Mode Switches with 4x32bit Float Neon Instructions

William

Hi,

I'm working on some granular / convolution effect. Because of the performance issue of the time domain convolution, I wanted to use Neon instructions to speed up the rendering. It works fine for 2x floats, using the SIMD basically to speed up stereo processing. (I do two convolutions in parallel)
However, when I switched to using the 4 single-precision Neon types / instructions, I basically get swamped with mode switches. I wrote a small wrapper around the GCC Neon functions / types, the 2x float and 4x float version look identical (minus the matching functions, obviously) so I'm a bit lost, why the 2x version works but the 4x version somehow trashes the system.

Is there anything I'm missing here?

giuliomoro

Hi,
no idea why this would be the case without having an in-depth look at your code.

What I have seen in the past - though - was some very weird bugs being introduced by trying to use NEON instructions which assume the memory to be aligned to a 16 byte boundary when the memory was not actually aligned, so you may want to check that for a start.

William

Hi,

thanks for the hint. I'll do another round of bug hunting before I give up. Though Alignment actually seems to be the issue.

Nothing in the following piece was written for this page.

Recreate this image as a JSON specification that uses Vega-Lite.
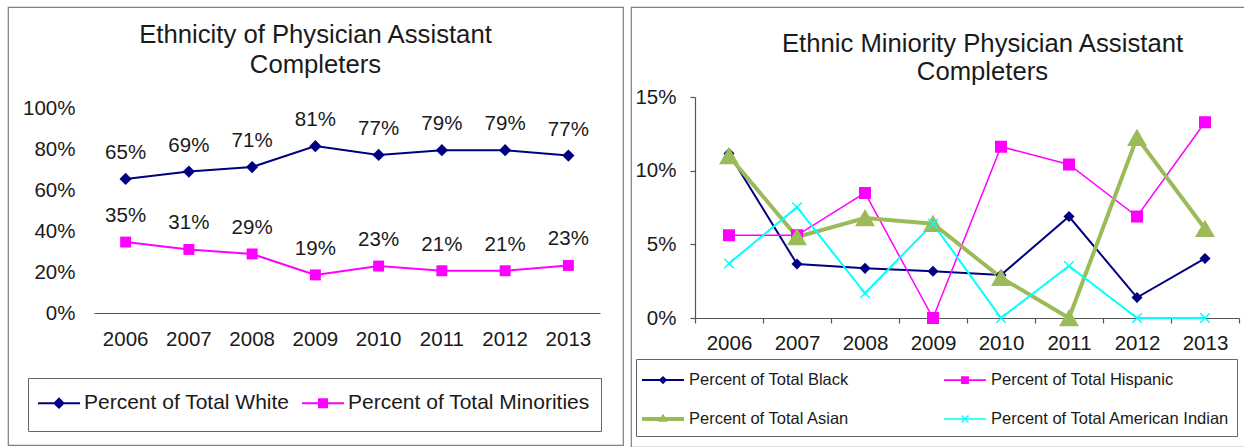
{
  "$schema": "https://vega.github.io/schema/vega-lite/v6.json",
  "background": "white",
  "padding": {"left": 7, "top": 6, "right": 0, "bottom": 0},
  "spacing": 6,
  "config": {
    "font": "Liberation Sans",
    "view": {"stroke": "#7f7f7f", "strokeWidth": 1.2},
    "axis": {"grid": false, "title": null, "labelFont": "Liberation Sans", "labelFontSize": 20.5, "labelColor": "#1a1a1a", "domainColor": "#555555", "tickColor": "#555555", "domainWidth": 1.2, "tickWidth": 1.2},
    "legend": {"labelFont": "Liberation Sans", "labelColor": "#1a1a1a", "strokeColor": "#666666", "labelLimit": 500},
    "title": {"font": "Liberation Sans", "fontSize": 25.7, "fontWeight": "normal", "color": "#1a1a1a", "frame": "group", "anchor": "middle"}
  },
  "datasets": {
    "ethnicity": [
      {"year": "2006", "series": "Percent of Total White", "value": 0.654},
      {"year": "2007", "series": "Percent of Total White", "value": 0.690},
      {"year": "2008", "series": "Percent of Total White", "value": 0.712},
      {"year": "2009", "series": "Percent of Total White", "value": 0.814},
      {"year": "2010", "series": "Percent of Total White", "value": 0.771},
      {"year": "2011", "series": "Percent of Total White", "value": 0.794},
      {"year": "2012", "series": "Percent of Total White", "value": 0.794},
      {"year": "2013", "series": "Percent of Total White", "value": 0.768},
      {"year": "2006", "series": "Percent of Total Minorities", "value": 0.346},
      {"year": "2007", "series": "Percent of Total Minorities", "value": 0.310},
      {"year": "2008", "series": "Percent of Total Minorities", "value": 0.288},
      {"year": "2009", "series": "Percent of Total Minorities", "value": 0.186},
      {"year": "2010", "series": "Percent of Total Minorities", "value": 0.229},
      {"year": "2011", "series": "Percent of Total Minorities", "value": 0.206},
      {"year": "2012", "series": "Percent of Total Minorities", "value": 0.206},
      {"year": "2013", "series": "Percent of Total Minorities", "value": 0.232}
    ],
    "minority": [
      {"year": "2006", "series": "Percent of Total Black", "value": 0.1116},
      {"year": "2007", "series": "Percent of Total Black", "value": 0.0366},
      {"year": "2008", "series": "Percent of Total Black", "value": 0.0337},
      {"year": "2009", "series": "Percent of Total Black", "value": 0.0317},
      {"year": "2010", "series": "Percent of Total Black", "value": 0.0292},
      {"year": "2011", "series": "Percent of Total Black", "value": 0.0689},
      {"year": "2012", "series": "Percent of Total Black", "value": 0.0139},
      {"year": "2013", "series": "Percent of Total Black", "value": 0.0404},
      {"year": "2006", "series": "Percent of Total Hispanic", "value": 0.0561},
      {"year": "2007", "series": "Percent of Total Hispanic", "value": 0.0561},
      {"year": "2008", "series": "Percent of Total Hispanic", "value": 0.0849},
      {"year": "2009", "series": "Percent of Total Hispanic", "value": 0.0},
      {"year": "2010", "series": "Percent of Total Hispanic", "value": 0.1163},
      {"year": "2011", "series": "Percent of Total Hispanic", "value": 0.1042},
      {"year": "2012", "series": "Percent of Total Hispanic", "value": 0.0689},
      {"year": "2013", "series": "Percent of Total Hispanic", "value": 0.1329},
      {"year": "2006", "series": "Percent of Total Asian", "value": 0.110},
      {"year": "2007", "series": "Percent of Total Asian", "value": 0.055},
      {"year": "2008", "series": "Percent of Total Asian", "value": 0.0678},
      {"year": "2009", "series": "Percent of Total Asian", "value": 0.064},
      {"year": "2010", "series": "Percent of Total Asian", "value": 0.0274},
      {"year": "2011", "series": "Percent of Total Asian", "value": 0.0},
      {"year": "2012", "series": "Percent of Total Asian", "value": 0.1224},
      {"year": "2013", "series": "Percent of Total Asian", "value": 0.0606},
      {"year": "2006", "series": "Percent of Total American Indian", "value": 0.0370},
      {"year": "2007", "series": "Percent of Total American Indian", "value": 0.0752},
      {"year": "2008", "series": "Percent of Total American Indian", "value": 0.0168},
      {"year": "2009", "series": "Percent of Total American Indian", "value": 0.0640},
      {"year": "2010", "series": "Percent of Total American Indian", "value": 0.0},
      {"year": "2011", "series": "Percent of Total American Indian", "value": 0.0353},
      {"year": "2012", "series": "Percent of Total American Indian", "value": 0.0},
      {"year": "2013", "series": "Percent of Total American Indian", "value": 0.0}
    ]
  },
  "resolve": {
    "scale": {"color": "independent", "stroke": "independent"},
    "legend": {"color": "independent"}
  },
  "hconcat": [
    {
      "width": 615,
      "height": 438,
      "title": {"text": ["Ethnicity of Physician Assistant", "Completers"], "offset": -72, "lineHeight": 30},
      "data": {"name": "ethnicity"},
      "encoding": {
        "x": {"field": "year", "type": "ordinal", "bandPosition": 0.5,
              "scale": {"type": "band", "range": [86, 592], "paddingInner": 0, "paddingOuter": 0},
              "axis": {"offset": -132, "ticks": false, "labelAngle": 0, "labelPadding": 16}},
        "y": {"field": "value", "type": "quantitative",
              "scale": {"domain": [0, 1], "range": [306, 101], "nice": false, "zero": false},
              "axis": {"offset": -86, "domain": false, "ticks": false, "values": [0, 0.2, 0.4, 0.6, 0.8, 1], "format": ".0%", "labelPadding": 19}},
        "color": {"field": "series", "type": "nominal",
          "scale": {"domain": ["Percent of Total White", "Percent of Total Minorities"], "range": ["#000080", "#ff00ff"]},
          "legend": {"title": null, "orient": "none", "legendX": 20, "legendY": 371, "direction": "horizontal", "columns": 2,
            "padding": 11, "columnPadding": 12, "labelFontSize": 21, "symbolSize": 784, "symbolStrokeWidth": 0, "labelOffset": 11, "symbolOffset": 6,
            "strokeColor": "#666666",
            "encoding": {"symbols": {
              "shape": {"value": {"expr": "datum.value === 'Percent of Total White' ? 'M-1.5,-0.072H1.5V0.072H-1.5ZM0,-0.42L0.42,0L0,0.42L-0.42,0ZM0,-1.18ZM0,1.18Z' : 'M-1.5,-0.072H1.5V0.072H-1.5ZM-0.36,-0.36H0.36V0.36H-0.36ZM0,-1.18ZM0,1.18Z'"}},
              "fill": {"value": {"expr": "datum.value === 'Percent of Total White' ? '#000080' : '#ff00ff'"}},
              "stroke": {"value": "transparent"},
              "strokeWidth": {"value": 0},
              "size": {"value": 784},
              "opacity": {"value": 1}
            }}
          }}
      },
      "layer": [
        {
          "mark": {"type": "line", "strokeWidth": 2}
        },
        {
          "mark": {"type": "point", "filled": true, "opacity": 1, "strokeWidth": 1},
          "encoding": {
            "shape": {"condition": {"test": "datum.series === 'Percent of Total Minorities'", "value": "square"}, "value": "diamond"},
            "size": {"condition": {"test": "datum.series === 'Percent of Total Minorities'", "value": 120}, "value": 150}
          }
        },
        {
          "mark": {"type": "text", "dy": -26, "fontSize": 20.5, "color": "#1a1a1a", "baseline": "middle"},
          "encoding": {"text": {"field": "value", "type": "quantitative", "format": ".0%"}, "color": {"value": "#1a1a1a"}}
        }
      ]
    },
    {
      "width": 616,
      "height": 440,
      "title": {"text": ["Ethnic Miniority Physician Assistant", "Completers"], "offset": -79, "lineHeight": 28, "dx": 43.5},
      "data": {"name": "minority"},
      "encoding": {
        "x": {"field": "year", "type": "ordinal", "bandPosition": 0.5,
              "scale": {"type": "band", "range": [64, 608], "paddingInner": 0, "paddingOuter": 0},
              "axis": {"offset": -129, "ticks": true, "tickSize": 5, "tickBand": "extent", "labelAngle": 0, "labelPadding": 10}},
        "y": {"field": "value", "type": "quantitative",
              "scale": {"domain": [0, 0.15], "range": [311, 90], "nice": false},
              "axis": {"offset": -64, "values": [0, 0.05, 0.1, 0.15], "format": ".0%", "tickSize": 5, "labelPadding": 14}},
        "color": {"field": "series", "type": "nominal",
          "scale": {"domain": ["Percent of Total Black", "Percent of Total Hispanic", "Percent of Total Asian", "Percent of Total American Indian"], "range": ["#000080", "#ff00ff", "#9bbb59", "#00ffff"]},
          "legend": {"title": null, "orient": "none", "legendX": 5, "legendY": 352, "direction": "horizontal", "columns": 2,
            "padding": 7, "columnPadding": 94, "rowPadding": 15, "labelFontSize": 16.5, "symbolSize": 784, "symbolStrokeWidth": 0, "labelOffset": 12, "symbolOffset": 6,
            "strokeColor": "#666666",
            "encoding": {"symbols": {
              "shape": {"value": {"expr": "datum.value === 'Percent of Total Black' ? 'M-1.5,-0.072H1.5V0.072H-1.5ZM0,-0.3L0.3,0L0,0.3L-0.3,0ZM0,-0.7ZM0,0.7Z' : datum.value === 'Percent of Total Hispanic' ? 'M-1.5,-0.06H1.5V0.06H-1.5ZM-0.28,-0.28H0.28V0.28H-0.28ZM0,-0.7ZM0,0.7Z' : datum.value === 'Percent of Total Asian' ? 'M-1.5,-0.143H1.5V0.143H-1.5ZM0,-0.4L0.34,0.2H-0.34ZM0,-0.7ZM0,0.7Z' : 'M-1.5,-0.06H1.5V0.06H-1.5ZM-0.215,-0.285L0.285,0.215L0.215,0.285L-0.285,-0.215ZM-0.285,0.215L0.215,-0.285L0.285,-0.215L-0.215,0.285ZM0,-0.7ZM0,0.7Z'"}},
              "fill": {"value": {"expr": "datum.value === 'Percent of Total Black' ? '#000080' : datum.value === 'Percent of Total Hispanic' ? '#ff00ff' : datum.value === 'Percent of Total Asian' ? '#9bbb59' : '#00ffff'"}},
              "stroke": {"value": "transparent"},
              "strokeWidth": {"value": 0},
              "size": {"value": 784},
              "opacity": {"value": 1}
            }}
          }}
      },
      "layer": [
        {
          "mark": {"type": "line"},
          "encoding": {
            "strokeWidth": {"condition": [
              {"test": "datum.series === 'Percent of Total Asian'", "value": 4},
              {"test": "datum.series === 'Percent of Total Hispanic'", "value": 1.5}
            ], "value": 2}
          }
        },
        {
          "mark": {"type": "point", "filled": true, "opacity": 1, "strokeWidth": 1.5},
          "encoding": {
            "shape": {"condition": [
              {"test": "datum.series === 'Percent of Total Hispanic'", "value": "square"},
              {"test": "datum.series === 'Percent of Total Asian'", "value": "triangle-up"},
              {"test": "datum.series === 'Percent of Total American Indian'", "value": "M-1,-1L1,1M-1,1L1,-1"}
            ], "value": "diamond"},
            "size": {"condition": [
              {"test": "datum.series === 'Percent of Total Hispanic'", "value": 110},
              {"test": "datum.series === 'Percent of Total Asian'", "value": 300},
              {"test": "datum.series === 'Percent of Total American Indian'", "value": 90}
            ], "value": 80},
            "stroke": {"field": "series", "type": "nominal",
              "scale": {"domain": ["Percent of Total Black", "Percent of Total Hispanic", "Percent of Total Asian", "Percent of Total American Indian"], "range": ["#000080", "#ff00ff", "#9bbb59", "#00ffff"]},
              "legend": null}
          }
        }
      ]
    }
  ]
}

In particular, alignas(16) or other attributes are ignored because 'new' only takes the max alignment (std::max_align_t) into account.

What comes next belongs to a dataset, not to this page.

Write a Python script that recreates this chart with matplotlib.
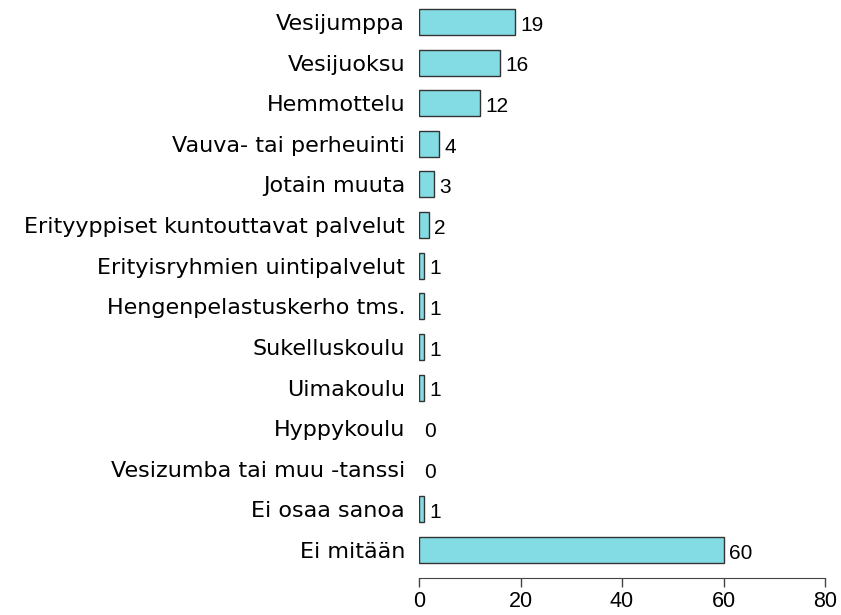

So all my buffers arn't properly aligned.

Is there a good way to get around this alignment issue with c++?

AndyCap

How about allocating a bit more memory than you need and offsetting into it at the correct alignment.

giuliomoro

I guess you could override the new operator if you really wanted to?
In practice I would have pointers in the C++ class which have to be aligned (and NOT the class instance itself), so either do the alignment manually, as AndyCap suggests, or use posix_memalign() or some of the NE10 allocators.

William

Manual alignment it is then. 🙂 That's what happens when you go from programming for consumer systems (Mac, Win) to embedded stuff. 😃

EDIT:
Yep, manually aligning the data worked nicely.